(YOUR OBJECTIVE):
Pick out every line that holds the string "chart" and copy it.

(DATASET EXTRACT):

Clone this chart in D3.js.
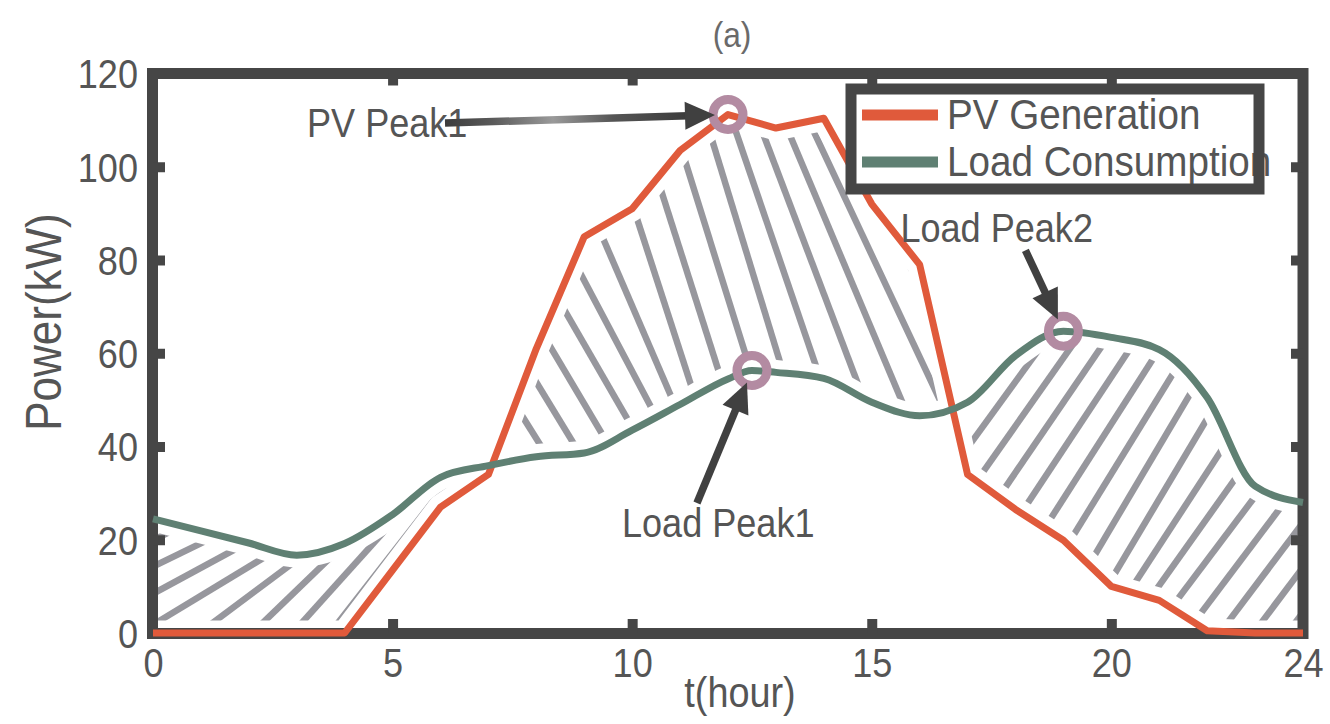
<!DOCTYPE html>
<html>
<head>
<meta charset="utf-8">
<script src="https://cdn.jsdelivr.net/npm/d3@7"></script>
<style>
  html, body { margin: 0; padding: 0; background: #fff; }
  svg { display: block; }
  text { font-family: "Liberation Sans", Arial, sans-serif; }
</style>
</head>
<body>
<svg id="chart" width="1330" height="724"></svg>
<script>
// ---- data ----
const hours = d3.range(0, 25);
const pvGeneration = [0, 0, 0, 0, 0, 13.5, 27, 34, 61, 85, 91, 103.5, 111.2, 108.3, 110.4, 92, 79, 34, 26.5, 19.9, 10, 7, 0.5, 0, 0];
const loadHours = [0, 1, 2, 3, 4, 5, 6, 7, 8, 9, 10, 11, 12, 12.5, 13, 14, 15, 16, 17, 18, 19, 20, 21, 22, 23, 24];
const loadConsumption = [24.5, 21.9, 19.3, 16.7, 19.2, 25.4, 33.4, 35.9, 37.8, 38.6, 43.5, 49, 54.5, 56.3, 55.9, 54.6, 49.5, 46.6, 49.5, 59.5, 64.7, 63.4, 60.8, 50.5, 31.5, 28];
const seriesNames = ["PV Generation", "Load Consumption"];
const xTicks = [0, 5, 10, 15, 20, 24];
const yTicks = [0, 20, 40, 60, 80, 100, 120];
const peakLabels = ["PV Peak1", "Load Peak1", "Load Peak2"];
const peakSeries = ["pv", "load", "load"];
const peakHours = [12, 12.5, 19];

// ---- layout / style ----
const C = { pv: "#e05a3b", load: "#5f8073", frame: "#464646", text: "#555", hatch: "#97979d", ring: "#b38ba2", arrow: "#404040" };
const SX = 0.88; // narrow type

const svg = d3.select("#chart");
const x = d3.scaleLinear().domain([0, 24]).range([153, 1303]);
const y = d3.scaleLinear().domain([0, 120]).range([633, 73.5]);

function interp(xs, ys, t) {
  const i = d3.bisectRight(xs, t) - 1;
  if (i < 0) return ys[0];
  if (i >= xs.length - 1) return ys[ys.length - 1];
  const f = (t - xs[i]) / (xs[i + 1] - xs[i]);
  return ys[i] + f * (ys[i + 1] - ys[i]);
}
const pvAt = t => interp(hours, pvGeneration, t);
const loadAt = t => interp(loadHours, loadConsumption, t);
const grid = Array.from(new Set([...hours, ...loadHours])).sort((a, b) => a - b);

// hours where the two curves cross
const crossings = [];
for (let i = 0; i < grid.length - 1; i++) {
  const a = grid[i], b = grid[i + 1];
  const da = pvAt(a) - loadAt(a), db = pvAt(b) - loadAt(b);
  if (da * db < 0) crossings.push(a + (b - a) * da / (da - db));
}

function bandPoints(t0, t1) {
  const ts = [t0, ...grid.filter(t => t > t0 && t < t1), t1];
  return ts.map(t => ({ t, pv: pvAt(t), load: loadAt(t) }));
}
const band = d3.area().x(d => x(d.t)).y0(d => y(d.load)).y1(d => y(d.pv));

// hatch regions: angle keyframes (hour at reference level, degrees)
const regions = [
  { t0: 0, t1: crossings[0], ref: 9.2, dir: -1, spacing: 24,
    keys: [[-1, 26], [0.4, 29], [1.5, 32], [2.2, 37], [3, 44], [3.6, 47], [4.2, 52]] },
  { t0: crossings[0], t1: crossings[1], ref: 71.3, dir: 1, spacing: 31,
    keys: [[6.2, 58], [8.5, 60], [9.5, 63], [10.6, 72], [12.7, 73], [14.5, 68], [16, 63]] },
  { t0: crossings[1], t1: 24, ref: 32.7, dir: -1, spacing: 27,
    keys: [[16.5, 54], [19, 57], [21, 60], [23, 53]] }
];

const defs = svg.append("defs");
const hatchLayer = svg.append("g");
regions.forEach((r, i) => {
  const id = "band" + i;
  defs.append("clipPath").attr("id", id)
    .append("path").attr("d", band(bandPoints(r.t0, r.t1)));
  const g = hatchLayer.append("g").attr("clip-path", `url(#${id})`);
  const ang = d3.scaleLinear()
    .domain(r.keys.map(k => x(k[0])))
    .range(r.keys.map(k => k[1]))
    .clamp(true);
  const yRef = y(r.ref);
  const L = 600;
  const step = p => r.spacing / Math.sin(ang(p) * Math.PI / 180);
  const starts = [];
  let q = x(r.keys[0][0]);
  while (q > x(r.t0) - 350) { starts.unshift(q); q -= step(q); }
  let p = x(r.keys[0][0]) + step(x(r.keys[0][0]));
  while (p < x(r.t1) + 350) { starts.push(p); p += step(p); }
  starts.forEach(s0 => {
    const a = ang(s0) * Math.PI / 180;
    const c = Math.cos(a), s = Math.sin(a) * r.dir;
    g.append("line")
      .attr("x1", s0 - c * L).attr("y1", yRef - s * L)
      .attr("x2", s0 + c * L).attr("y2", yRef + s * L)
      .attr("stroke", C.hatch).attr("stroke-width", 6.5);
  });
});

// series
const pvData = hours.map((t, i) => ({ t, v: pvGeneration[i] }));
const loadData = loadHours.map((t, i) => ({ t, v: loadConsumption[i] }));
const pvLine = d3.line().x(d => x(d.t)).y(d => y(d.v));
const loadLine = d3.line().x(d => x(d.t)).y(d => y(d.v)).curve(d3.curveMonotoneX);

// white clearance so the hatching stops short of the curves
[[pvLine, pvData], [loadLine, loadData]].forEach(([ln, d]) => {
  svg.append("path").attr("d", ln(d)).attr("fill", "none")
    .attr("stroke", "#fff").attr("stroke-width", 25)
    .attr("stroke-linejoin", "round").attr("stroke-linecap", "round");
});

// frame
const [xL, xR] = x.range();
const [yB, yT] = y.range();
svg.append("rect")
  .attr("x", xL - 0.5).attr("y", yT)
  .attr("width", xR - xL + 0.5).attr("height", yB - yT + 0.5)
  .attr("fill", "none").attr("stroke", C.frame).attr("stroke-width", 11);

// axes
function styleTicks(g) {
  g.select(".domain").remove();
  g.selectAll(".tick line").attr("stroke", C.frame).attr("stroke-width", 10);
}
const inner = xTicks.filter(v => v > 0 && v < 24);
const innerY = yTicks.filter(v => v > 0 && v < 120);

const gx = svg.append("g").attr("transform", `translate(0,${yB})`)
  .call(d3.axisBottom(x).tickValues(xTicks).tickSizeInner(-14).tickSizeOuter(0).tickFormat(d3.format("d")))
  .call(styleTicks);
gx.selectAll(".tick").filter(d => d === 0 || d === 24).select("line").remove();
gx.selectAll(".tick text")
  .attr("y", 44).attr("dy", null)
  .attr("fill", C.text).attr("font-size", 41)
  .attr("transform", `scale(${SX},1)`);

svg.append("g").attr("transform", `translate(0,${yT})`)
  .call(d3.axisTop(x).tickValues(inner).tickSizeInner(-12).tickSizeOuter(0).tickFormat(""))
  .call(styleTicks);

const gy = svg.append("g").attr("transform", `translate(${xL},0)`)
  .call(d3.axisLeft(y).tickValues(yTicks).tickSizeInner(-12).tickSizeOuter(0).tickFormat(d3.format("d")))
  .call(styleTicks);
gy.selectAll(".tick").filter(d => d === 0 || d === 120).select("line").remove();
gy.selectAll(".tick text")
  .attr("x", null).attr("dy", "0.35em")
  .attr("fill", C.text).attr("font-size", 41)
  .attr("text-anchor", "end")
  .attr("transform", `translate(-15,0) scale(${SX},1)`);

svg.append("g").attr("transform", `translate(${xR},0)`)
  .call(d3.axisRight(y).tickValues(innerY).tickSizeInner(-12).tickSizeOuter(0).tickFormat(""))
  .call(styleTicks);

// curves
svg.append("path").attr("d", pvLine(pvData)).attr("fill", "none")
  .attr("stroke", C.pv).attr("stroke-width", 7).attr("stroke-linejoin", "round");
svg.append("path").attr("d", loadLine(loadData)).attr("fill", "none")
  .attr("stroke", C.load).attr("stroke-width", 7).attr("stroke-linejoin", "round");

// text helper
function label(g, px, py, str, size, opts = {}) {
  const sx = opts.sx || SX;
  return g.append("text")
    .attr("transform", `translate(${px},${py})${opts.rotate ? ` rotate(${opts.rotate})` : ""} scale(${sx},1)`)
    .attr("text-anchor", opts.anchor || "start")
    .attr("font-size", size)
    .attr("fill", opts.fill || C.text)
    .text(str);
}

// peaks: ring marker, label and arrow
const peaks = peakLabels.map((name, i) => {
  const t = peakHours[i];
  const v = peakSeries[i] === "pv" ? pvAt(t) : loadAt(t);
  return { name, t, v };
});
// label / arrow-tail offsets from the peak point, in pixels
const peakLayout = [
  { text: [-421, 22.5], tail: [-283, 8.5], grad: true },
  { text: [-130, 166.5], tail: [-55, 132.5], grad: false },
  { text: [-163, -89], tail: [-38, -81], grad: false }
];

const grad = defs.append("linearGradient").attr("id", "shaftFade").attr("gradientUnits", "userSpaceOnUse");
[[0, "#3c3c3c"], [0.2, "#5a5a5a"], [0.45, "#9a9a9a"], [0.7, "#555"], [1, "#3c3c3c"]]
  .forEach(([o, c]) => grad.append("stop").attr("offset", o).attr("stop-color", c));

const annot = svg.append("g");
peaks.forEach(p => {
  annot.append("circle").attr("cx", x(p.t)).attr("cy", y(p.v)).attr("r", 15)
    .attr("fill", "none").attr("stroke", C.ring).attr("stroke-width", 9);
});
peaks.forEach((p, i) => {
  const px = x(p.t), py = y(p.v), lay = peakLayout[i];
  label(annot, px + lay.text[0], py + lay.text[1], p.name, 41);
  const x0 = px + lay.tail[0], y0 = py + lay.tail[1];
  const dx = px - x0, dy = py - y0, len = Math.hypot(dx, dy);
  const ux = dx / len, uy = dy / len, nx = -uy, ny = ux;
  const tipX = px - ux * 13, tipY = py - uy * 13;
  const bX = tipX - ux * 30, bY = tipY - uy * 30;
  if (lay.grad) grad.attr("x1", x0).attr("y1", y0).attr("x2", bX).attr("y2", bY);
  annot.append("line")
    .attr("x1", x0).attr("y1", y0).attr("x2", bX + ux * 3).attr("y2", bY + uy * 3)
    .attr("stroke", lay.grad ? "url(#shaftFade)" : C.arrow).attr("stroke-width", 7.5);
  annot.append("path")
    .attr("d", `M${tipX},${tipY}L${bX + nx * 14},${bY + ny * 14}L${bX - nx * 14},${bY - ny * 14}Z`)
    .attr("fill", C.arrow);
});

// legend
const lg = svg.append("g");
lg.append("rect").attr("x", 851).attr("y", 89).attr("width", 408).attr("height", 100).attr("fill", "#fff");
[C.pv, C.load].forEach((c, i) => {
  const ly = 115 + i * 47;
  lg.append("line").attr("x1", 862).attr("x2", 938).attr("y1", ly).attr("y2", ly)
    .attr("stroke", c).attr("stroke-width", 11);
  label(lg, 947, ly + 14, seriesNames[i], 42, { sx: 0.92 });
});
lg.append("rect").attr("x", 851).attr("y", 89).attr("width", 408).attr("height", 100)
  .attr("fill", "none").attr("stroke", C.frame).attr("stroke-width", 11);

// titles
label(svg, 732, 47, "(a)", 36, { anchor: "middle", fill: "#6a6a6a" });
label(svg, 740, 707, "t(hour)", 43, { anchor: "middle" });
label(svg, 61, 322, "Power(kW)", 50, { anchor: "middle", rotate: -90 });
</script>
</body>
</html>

(TASK RESPONSE):
Clone this chart in D3.js.
<svg id="chart" width="1330" height="724"></svg>
const svg = d3.select("#chart");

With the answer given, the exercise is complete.